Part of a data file
[start]
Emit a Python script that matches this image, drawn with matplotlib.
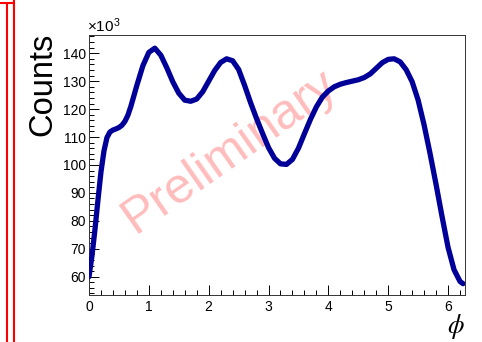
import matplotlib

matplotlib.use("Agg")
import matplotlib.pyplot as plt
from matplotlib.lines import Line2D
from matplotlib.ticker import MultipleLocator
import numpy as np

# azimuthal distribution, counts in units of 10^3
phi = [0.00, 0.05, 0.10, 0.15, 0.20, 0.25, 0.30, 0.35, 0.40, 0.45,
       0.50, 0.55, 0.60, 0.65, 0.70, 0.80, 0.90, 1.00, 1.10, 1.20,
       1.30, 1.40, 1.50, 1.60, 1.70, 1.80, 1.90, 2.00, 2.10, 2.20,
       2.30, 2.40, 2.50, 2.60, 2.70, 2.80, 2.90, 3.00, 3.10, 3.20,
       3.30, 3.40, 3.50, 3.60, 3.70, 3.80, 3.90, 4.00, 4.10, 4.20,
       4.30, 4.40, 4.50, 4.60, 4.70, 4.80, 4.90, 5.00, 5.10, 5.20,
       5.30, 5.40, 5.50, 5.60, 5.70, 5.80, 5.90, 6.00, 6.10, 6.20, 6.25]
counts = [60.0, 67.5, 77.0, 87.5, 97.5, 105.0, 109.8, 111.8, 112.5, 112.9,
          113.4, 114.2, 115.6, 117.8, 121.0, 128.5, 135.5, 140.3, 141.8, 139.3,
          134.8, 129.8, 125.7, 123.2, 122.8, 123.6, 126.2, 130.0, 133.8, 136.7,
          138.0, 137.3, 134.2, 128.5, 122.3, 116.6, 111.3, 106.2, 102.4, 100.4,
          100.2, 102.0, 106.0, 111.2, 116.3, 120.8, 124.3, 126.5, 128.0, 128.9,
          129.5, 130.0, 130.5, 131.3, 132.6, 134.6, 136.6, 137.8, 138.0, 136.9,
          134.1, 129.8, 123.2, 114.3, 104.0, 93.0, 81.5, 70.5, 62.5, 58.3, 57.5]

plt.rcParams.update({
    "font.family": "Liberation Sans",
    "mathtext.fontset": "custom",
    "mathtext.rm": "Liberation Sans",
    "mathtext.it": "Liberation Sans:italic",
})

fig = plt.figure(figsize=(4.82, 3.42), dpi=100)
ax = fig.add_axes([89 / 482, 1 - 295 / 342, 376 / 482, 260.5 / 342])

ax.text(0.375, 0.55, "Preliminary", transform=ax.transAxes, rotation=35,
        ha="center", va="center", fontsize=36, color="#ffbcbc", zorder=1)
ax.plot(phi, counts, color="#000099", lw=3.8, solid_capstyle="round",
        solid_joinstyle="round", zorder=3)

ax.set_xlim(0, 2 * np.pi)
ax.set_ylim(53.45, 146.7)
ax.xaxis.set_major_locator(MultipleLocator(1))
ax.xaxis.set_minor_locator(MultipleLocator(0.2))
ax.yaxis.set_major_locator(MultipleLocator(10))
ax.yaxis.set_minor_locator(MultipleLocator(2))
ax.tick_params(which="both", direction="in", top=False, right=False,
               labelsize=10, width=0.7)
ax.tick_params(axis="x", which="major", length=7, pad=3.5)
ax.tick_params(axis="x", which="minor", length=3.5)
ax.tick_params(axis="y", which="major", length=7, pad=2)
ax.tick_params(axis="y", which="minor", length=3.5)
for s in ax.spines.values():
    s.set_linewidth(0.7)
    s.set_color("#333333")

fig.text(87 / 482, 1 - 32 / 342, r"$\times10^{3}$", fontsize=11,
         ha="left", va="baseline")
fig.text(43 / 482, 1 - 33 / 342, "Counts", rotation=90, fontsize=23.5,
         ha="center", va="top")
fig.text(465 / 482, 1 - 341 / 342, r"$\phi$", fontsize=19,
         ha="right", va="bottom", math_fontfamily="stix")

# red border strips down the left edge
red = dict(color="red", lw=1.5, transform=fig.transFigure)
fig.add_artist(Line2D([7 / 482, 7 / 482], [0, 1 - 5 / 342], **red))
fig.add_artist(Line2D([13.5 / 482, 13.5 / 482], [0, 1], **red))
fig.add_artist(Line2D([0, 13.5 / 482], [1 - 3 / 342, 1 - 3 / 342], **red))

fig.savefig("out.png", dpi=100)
[end]
[start]
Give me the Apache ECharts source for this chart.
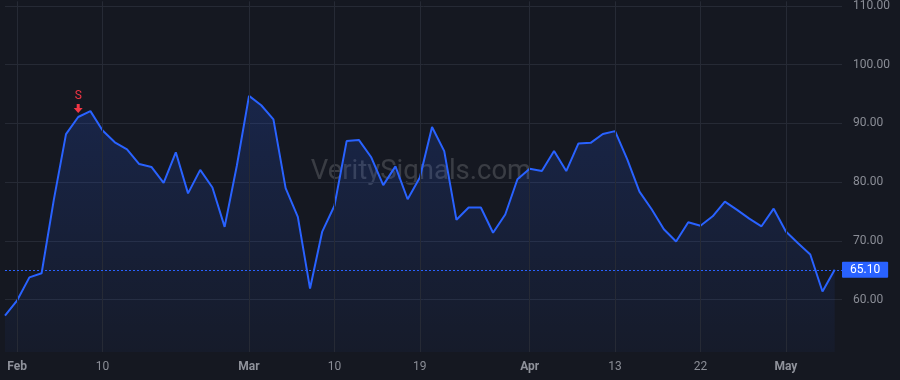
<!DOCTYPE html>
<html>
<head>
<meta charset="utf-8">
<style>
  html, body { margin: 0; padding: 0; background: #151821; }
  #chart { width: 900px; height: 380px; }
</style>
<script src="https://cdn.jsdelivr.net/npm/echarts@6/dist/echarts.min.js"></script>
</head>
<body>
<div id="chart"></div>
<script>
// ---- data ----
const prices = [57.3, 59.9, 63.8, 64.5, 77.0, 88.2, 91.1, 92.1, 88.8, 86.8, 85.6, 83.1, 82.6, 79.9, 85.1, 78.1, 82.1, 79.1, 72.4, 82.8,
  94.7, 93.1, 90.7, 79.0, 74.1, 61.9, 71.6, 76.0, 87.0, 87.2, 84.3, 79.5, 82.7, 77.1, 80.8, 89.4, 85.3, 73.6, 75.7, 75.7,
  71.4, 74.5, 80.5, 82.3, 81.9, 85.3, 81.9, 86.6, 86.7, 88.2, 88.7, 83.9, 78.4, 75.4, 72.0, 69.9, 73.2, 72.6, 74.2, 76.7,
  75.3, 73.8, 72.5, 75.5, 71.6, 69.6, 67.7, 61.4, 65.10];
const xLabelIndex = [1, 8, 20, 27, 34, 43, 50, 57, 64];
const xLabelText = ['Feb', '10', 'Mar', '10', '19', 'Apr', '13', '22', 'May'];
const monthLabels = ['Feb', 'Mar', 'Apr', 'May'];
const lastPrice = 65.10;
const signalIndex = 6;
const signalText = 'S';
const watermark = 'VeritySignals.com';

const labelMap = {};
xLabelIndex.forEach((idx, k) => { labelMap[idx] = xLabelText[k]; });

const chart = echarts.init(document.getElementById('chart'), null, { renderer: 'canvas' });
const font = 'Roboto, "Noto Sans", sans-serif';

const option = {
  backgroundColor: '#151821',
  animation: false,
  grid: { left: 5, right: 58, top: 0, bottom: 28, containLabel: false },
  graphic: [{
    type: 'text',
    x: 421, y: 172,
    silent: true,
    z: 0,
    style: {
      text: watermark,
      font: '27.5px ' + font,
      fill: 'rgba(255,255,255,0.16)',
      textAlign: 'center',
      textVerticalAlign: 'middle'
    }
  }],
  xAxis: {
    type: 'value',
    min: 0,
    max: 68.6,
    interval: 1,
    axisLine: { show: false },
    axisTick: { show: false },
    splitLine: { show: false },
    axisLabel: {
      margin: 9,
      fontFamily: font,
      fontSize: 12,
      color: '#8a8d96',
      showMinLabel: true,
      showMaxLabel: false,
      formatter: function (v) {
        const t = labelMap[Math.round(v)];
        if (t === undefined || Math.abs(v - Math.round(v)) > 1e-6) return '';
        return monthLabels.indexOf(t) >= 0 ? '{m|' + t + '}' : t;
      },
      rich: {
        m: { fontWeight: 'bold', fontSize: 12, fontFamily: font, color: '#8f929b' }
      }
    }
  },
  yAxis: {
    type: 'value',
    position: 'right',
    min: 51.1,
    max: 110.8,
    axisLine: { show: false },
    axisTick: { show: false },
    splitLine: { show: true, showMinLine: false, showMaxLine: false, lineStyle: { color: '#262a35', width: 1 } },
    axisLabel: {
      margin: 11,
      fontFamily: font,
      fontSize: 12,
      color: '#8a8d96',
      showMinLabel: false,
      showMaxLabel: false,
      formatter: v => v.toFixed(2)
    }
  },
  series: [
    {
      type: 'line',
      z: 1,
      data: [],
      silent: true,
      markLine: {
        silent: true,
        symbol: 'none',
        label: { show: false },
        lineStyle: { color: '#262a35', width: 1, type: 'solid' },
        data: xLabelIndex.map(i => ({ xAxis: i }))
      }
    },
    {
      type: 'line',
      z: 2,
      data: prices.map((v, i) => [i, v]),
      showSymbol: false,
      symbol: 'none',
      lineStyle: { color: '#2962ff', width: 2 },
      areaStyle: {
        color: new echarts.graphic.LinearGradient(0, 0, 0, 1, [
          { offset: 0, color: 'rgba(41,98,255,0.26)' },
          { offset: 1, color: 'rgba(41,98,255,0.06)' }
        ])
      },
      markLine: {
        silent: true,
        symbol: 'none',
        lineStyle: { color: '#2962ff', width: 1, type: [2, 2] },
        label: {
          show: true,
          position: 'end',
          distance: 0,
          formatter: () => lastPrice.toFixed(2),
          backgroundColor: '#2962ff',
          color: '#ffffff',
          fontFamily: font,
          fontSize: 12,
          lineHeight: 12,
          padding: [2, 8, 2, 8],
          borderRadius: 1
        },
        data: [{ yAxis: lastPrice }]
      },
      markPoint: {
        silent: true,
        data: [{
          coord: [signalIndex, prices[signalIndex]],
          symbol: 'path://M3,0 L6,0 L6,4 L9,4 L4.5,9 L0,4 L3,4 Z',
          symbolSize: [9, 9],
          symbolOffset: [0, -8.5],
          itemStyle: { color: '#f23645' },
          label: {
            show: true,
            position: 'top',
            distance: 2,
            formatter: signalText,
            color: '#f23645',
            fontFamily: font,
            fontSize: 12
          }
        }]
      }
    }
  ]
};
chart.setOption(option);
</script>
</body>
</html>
[end]
[start]
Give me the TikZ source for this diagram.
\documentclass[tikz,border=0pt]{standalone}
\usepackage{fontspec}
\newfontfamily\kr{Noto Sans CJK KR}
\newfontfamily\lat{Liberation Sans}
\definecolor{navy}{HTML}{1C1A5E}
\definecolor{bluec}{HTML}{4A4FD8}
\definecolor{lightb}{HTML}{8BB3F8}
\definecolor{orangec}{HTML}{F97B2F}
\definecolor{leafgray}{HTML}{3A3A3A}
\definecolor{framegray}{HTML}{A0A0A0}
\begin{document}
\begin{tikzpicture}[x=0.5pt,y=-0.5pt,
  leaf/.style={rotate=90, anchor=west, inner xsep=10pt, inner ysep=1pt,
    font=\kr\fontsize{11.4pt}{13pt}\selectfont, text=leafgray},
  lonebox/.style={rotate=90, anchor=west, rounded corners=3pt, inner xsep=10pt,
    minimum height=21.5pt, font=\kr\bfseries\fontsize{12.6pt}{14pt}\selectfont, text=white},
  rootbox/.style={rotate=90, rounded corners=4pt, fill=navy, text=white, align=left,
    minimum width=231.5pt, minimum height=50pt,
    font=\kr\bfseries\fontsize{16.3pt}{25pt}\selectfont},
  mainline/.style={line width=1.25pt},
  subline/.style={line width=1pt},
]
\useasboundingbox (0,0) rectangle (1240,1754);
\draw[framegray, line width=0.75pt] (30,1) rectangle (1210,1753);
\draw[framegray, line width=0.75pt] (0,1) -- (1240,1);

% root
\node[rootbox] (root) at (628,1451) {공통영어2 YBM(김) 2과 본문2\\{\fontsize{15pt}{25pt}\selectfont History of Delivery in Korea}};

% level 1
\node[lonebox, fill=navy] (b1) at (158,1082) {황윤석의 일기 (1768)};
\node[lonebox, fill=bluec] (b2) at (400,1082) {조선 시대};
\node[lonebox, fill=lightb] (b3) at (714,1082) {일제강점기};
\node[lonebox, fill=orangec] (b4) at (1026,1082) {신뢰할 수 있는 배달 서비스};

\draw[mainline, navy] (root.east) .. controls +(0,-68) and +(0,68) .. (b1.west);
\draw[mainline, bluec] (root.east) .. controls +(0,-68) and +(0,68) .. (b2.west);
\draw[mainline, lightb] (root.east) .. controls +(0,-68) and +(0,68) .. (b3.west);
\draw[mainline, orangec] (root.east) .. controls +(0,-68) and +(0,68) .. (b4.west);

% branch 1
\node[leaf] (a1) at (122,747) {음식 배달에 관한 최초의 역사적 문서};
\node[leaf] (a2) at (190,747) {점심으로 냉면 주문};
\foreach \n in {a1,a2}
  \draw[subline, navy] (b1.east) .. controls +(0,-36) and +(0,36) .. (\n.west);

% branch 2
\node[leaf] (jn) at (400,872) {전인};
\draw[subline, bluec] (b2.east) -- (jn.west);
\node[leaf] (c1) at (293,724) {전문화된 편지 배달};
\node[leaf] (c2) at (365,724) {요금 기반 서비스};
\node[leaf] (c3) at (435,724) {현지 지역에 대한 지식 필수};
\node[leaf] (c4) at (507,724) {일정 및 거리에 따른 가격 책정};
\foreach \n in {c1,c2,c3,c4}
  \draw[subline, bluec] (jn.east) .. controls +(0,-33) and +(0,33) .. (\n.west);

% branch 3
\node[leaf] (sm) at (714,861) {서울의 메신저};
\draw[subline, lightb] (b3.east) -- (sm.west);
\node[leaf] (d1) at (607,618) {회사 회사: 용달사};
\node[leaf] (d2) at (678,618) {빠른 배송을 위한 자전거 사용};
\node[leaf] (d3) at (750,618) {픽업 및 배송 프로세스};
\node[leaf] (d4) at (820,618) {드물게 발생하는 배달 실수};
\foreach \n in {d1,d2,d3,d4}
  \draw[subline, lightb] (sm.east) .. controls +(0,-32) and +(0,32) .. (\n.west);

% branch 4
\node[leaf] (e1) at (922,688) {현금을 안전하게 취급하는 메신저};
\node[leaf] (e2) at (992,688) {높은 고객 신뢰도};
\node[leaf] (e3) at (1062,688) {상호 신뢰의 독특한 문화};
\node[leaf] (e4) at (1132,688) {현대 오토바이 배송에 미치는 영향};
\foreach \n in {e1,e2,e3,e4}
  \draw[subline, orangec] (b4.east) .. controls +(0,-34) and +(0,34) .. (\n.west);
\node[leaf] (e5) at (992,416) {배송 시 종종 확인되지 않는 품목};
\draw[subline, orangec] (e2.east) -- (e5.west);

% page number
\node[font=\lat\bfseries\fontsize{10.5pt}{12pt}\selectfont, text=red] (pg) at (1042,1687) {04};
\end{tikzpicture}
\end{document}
[end]
Required task —
Using the listing above, repeat word for word each line from the one with "Emit a Python" down to the one with "import numpy as np", both included. Omit all pictures.

Result below —
Emit a Python script that matches this image, drawn with matplotlib.
import matplotlib

matplotlib.use("Agg")
import matplotlib.pyplot as plt
from matplotlib.lines import Line2D
from matplotlib.ticker import MultipleLocator
import numpy as np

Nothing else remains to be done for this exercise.